The Landlord and Tenant Act 1988 applies to leases that prohibit tenants from assigning without their landlord’s consent. It places landlords under a duty to consent to an application for a licence to assign unless it would be reasonable not to do so.  Any conditions attached to the landlord’s consent must also be reasonable, and it will not normally be reasonable for a landlord to impose conditions that improve or enhance its rights under the lease.


The decision in Landlord Protect Ltd v St Anselm Development Co Ltd [2008] EWHC 1582 (Ch); [2008] PLSCS 197 offers an insight into the reasonableness of a condition that requires the provision of a guarantee for the assignee of a headlease (which was an “old” lease for the purposes of the Landlord and Tenant (Covenants) Act 1995).


The incoming tenant bid for the property at auction. The auction conditions made completion of the contract conditional upon landlord’s consent. They also provided that the incoming tenant would provide guarantees, a rent deposit or other security if the landlord properly required it to do so.


The incoming tenant had never traded and eventually accepted that it would need to provide a guarantee that was coterminous with its ownership of the headlease. However, the guarantor insisted on obtaining a release from liability on any assignment of the headlease. The landlord initially offered to release the guarantor in exchange for the provision of another, but subsequently agreed to release the guarantor on the provision of “reasonable alternative security”. The guarantor refused to give a guarantee in such terms.


The incoming tenant tried to rescind the auction contract and recover its deposit. The seller argued that the incoming tenant’s refusal to provide a guarantee in the form required by the landlord constituted a repudiatory breach of contract, and forfeited the £105,000 deposit paid at the auction. The case turned on whether it was reasonable for the landlord to require “reasonable alternative security” before releasing the guarantor. The High Court upheld the seller’s claim.

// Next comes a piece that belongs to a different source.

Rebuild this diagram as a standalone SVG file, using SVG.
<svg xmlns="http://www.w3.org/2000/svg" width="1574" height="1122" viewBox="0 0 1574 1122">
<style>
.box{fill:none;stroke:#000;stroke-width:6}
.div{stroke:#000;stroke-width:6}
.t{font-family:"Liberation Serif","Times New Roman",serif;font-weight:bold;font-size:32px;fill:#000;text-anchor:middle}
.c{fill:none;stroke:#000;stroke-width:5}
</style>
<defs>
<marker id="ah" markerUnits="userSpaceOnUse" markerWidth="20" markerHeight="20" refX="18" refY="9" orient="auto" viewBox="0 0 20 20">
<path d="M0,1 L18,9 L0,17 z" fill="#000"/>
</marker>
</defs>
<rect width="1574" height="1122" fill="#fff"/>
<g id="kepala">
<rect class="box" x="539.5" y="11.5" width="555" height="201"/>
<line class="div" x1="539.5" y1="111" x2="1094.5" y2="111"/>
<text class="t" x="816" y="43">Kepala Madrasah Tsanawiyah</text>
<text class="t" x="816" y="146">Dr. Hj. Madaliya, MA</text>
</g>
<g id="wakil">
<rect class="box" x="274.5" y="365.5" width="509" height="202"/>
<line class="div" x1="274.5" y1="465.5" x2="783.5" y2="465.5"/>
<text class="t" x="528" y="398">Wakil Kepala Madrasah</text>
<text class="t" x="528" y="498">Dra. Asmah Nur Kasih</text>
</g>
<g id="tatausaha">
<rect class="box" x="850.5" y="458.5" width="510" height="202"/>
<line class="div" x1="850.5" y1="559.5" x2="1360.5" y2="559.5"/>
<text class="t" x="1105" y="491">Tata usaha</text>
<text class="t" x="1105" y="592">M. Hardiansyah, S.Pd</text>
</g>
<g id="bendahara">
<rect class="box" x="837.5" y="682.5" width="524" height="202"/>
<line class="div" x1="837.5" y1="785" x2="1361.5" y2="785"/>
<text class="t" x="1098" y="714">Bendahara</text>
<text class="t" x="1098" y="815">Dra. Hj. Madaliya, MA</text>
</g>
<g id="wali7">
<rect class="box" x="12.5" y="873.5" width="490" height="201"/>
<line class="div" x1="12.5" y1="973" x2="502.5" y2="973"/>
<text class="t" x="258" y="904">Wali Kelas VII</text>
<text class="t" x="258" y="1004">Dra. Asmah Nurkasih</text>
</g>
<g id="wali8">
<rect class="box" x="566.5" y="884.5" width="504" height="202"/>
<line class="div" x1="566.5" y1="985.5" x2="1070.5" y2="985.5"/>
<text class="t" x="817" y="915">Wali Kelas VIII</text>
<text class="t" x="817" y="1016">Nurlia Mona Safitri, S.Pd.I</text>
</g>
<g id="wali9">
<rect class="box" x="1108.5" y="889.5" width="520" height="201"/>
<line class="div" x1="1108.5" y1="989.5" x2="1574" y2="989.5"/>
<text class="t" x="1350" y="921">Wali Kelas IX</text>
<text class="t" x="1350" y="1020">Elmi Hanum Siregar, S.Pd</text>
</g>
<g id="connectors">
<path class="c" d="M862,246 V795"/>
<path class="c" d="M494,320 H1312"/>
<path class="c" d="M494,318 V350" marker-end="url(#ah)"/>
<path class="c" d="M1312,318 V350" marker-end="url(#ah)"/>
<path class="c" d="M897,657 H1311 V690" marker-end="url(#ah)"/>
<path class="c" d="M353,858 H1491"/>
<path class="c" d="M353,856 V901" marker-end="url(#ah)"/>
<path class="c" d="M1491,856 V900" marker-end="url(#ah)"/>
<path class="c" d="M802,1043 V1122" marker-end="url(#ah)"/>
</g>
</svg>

When considering the reasonableness of conditions imposed by a landlord, if a landlord would be entitled to refuse consent on some particular ground, a condition neutralising the landlord’s concern is likely to be reasonable. For example, a landlord would be entitled to refuse to permit an assignment to a financially weak assignee. Consequently, it could reasonably agree to that assignment on condition that the assignee provides a rent deposit or guarantee.


The judge ruled that a requirement for an alternative guarantor was unreasonable because it would have conferred a collateral advantage on the landlord and enhanced the rights that it enjoyed under the lease. However, the landlord’s requirement for “reasonable alternative security” was a reasonable and proper one and the incoming tenant’s refusal to procure a guarantee in those terms was a breach of the auction contract. 


Practitioners take note: the judge ruled that a requirement for “reasonable alternative security” can be satisfied solely by the covenant of a prospective assignee of suitable financial standing.